**** SUPPLIED INFORMATION
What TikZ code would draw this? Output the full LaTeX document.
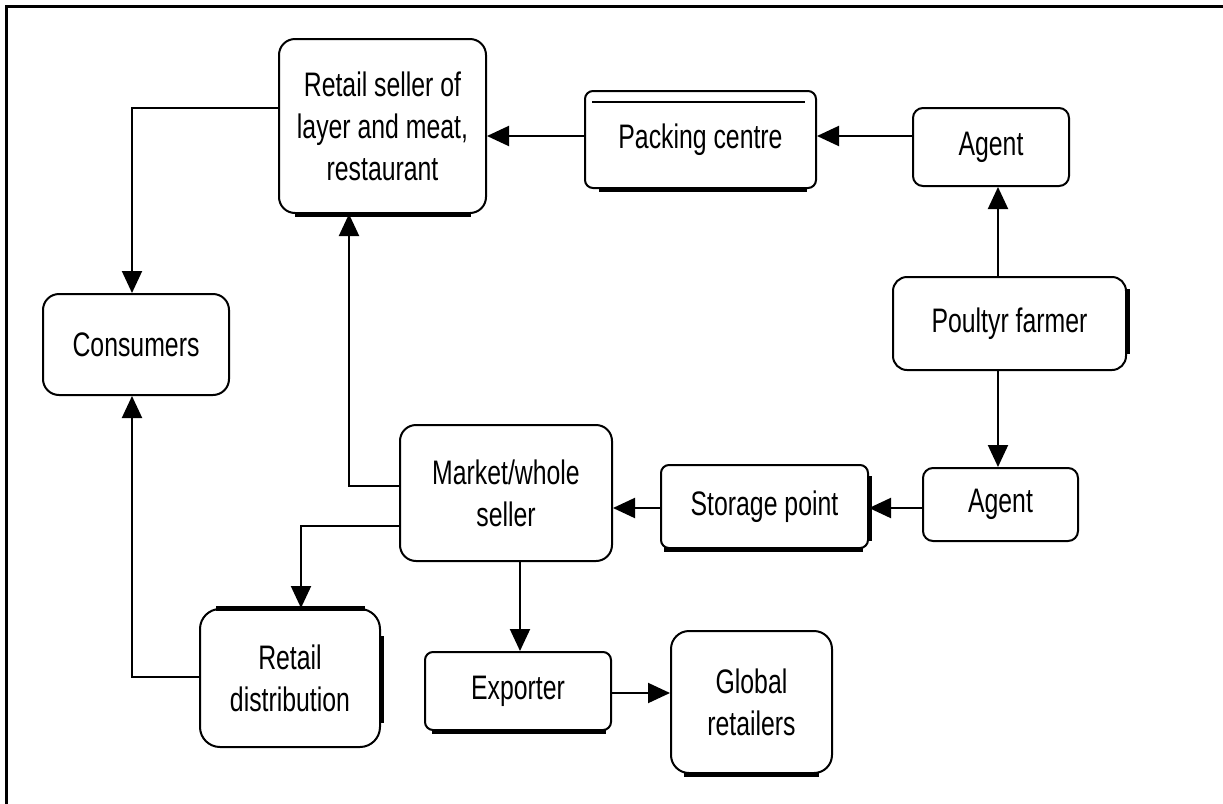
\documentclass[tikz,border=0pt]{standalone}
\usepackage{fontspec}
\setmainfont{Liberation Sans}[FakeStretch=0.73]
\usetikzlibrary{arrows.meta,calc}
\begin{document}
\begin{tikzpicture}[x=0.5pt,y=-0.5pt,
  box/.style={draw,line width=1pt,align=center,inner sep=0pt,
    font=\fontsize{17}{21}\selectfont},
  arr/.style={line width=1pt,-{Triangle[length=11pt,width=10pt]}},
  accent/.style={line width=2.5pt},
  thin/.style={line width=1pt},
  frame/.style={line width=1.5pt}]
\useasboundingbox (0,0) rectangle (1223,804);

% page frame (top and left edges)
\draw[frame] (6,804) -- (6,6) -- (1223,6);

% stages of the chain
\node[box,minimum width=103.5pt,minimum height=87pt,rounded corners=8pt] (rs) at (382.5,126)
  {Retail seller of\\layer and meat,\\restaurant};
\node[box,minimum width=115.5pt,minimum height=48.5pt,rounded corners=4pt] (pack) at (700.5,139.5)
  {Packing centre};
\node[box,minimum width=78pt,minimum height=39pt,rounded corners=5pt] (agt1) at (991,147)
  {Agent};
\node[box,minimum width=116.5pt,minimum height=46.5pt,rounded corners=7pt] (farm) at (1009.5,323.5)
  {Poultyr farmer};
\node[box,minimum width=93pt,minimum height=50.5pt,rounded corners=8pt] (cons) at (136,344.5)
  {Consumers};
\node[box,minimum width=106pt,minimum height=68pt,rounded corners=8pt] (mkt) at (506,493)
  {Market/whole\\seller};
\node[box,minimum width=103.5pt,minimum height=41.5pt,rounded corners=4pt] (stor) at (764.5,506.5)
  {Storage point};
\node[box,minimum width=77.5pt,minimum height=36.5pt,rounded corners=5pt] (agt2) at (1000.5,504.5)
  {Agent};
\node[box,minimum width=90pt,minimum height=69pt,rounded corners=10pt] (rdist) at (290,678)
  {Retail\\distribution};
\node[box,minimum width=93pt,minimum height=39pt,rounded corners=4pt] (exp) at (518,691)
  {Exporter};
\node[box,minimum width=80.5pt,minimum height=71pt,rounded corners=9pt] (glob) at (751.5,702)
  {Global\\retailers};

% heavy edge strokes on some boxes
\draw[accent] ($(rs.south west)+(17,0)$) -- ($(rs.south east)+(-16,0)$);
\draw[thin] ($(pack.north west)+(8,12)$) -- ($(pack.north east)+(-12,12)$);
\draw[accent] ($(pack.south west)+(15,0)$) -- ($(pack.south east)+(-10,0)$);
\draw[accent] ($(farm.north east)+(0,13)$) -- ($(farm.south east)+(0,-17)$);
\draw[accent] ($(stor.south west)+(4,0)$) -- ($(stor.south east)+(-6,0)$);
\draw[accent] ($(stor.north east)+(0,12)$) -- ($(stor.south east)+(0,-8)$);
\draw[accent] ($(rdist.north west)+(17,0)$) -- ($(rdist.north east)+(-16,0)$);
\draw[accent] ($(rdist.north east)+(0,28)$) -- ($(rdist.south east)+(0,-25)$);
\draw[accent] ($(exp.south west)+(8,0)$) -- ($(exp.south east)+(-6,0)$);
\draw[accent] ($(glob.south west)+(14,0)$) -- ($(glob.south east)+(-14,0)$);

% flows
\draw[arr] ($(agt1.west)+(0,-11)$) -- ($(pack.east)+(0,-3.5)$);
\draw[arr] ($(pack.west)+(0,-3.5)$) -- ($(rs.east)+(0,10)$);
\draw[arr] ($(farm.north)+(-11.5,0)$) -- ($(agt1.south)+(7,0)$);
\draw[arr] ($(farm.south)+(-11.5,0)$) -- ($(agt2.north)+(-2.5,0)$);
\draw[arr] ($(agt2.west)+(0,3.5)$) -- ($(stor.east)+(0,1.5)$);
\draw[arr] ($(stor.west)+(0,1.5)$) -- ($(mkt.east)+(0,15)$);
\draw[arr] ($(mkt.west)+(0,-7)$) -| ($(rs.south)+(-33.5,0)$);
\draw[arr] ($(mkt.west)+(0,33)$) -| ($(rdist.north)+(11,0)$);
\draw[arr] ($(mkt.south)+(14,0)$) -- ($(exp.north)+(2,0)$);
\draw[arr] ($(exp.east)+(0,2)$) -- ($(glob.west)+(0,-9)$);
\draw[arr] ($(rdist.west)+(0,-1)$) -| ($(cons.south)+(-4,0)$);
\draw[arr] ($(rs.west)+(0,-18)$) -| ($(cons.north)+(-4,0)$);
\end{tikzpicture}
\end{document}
********
> PROBLEM:
The listing above must be printed again exactly, minus its pictures.

> OUTPUT BELOW:
What TikZ code would draw this? Output the full LaTeX document.
\documentclass[tikz,border=0pt]{standalone}
\usepackage{fontspec}
\setmainfont{Liberation Sans}[FakeStretch=0.73]
\usetikzlibrary{arrows.meta,calc}
\begin{document}
\begin{tikzpicture}[x=0.5pt,y=-0.5pt,
  box/.style={draw,line width=1pt,align=center,inner sep=0pt,
    font=\fontsize{17}{21}\selectfont},
  arr/.style={line width=1pt,-{Triangle[length=11pt,width=10pt]}},
  accent/.style={line width=2.5pt},
  thin/.style={line width=1pt},
  frame/.style={line width=1.5pt}]
\useasboundingbox (0,0) rectangle (1223,804);

% page frame (top and left edges)
\draw[frame] (6,804) -- (6,6) -- (1223,6);

% stages of the chain
\node[box,minimum width=103.5pt,minimum height=87pt,rounded corners=8pt] (rs) at (382.5,126)
  {Retail seller of\\layer and meat,\\restaurant};
\node[box,minimum width=115.5pt,minimum height=48.5pt,rounded corners=4pt] (pack) at (700.5,139.5)
  {Packing centre};
\node[box,minimum width=78pt,minimum height=39pt,rounded corners=5pt] (agt1) at (991,147)
  {Agent};
\node[box,minimum width=116.5pt,minimum height=46.5pt,rounded corners=7pt] (farm) at (1009.5,323.5)
  {Poultyr farmer};
\node[box,minimum width=93pt,minimum height=50.5pt,rounded corners=8pt] (cons) at (136,344.5)
  {Consumers};
\node[box,minimum width=106pt,minimum height=68pt,rounded corners=8pt] (mkt) at (506,493)
  {Market/whole\\seller};
\node[box,minimum width=103.5pt,minimum height=41.5pt,rounded corners=4pt] (stor) at (764.5,506.5)
  {Storage point};
\node[box,minimum width=77.5pt,minimum height=36.5pt,rounded corners=5pt] (agt2) at (1000.5,504.5)
  {Agent};
\node[box,minimum width=90pt,minimum height=69pt,rounded corners=10pt] (rdist) at (290,678)
  {Retail\\distribution};
\node[box,minimum width=93pt,minimum height=39pt,rounded corners=4pt] (exp) at (518,691)
  {Exporter};
\node[box,minimum width=80.5pt,minimum height=71pt,rounded corners=9pt] (glob) at (751.5,702)
  {Global\\retailers};

% heavy edge strokes on some boxes
\draw[accent] ($(rs.south west)+(17,0)$) -- ($(rs.south east)+(-16,0)$);
\draw[thin] ($(pack.north west)+(8,12)$) -- ($(pack.north east)+(-12,12)$);
\draw[accent] ($(pack.south west)+(15,0)$) -- ($(pack.south east)+(-10,0)$);
\draw[accent] ($(farm.north east)+(0,13)$) -- ($(farm.south east)+(0,-17)$);
\draw[accent] ($(stor.south west)+(4,0)$) -- ($(stor.south east)+(-6,0)$);
\draw[accent] ($(stor.north east)+(0,12)$) -- ($(stor.south east)+(0,-8)$);
\draw[accent] ($(rdist.north west)+(17,0)$) -- ($(rdist.north east)+(-16,0)$);
\draw[accent] ($(rdist.north east)+(0,28)$) -- ($(rdist.south east)+(0,-25)$);
\draw[accent] ($(exp.south west)+(8,0)$) -- ($(exp.south east)+(-6,0)$);
\draw[accent] ($(glob.south west)+(14,0)$) -- ($(glob.south east)+(-14,0)$);

% flows
\draw[arr] ($(agt1.west)+(0,-11)$) -- ($(pack.east)+(0,-3.5)$);
\draw[arr] ($(pack.west)+(0,-3.5)$) -- ($(rs.east)+(0,10)$);
\draw[arr] ($(farm.north)+(-11.5,0)$) -- ($(agt1.south)+(7,0)$);
\draw[arr] ($(farm.south)+(-11.5,0)$) -- ($(agt2.north)+(-2.5,0)$);
\draw[arr] ($(agt2.west)+(0,3.5)$) -- ($(stor.east)+(0,1.5)$);
\draw[arr] ($(stor.west)+(0,1.5)$) -- ($(mkt.east)+(0,15)$);
\draw[arr] ($(mkt.west)+(0,-7)$) -| ($(rs.south)+(-33.5,0)$);
\draw[arr] ($(mkt.west)+(0,33)$) -| ($(rdist.north)+(11,0)$);
\draw[arr] ($(mkt.south)+(14,0)$) -- ($(exp.north)+(2,0)$);
\draw[arr] ($(exp.east)+(0,2)$) -- ($(glob.west)+(0,-9)$);
\draw[arr] ($(rdist.west)+(0,-1)$) -| ($(cons.south)+(-4,0)$);
\draw[arr] ($(rs.west)+(0,-18)$) -| ($(cons.north)+(-4,0)$);
\end{tikzpicture}
\end{document}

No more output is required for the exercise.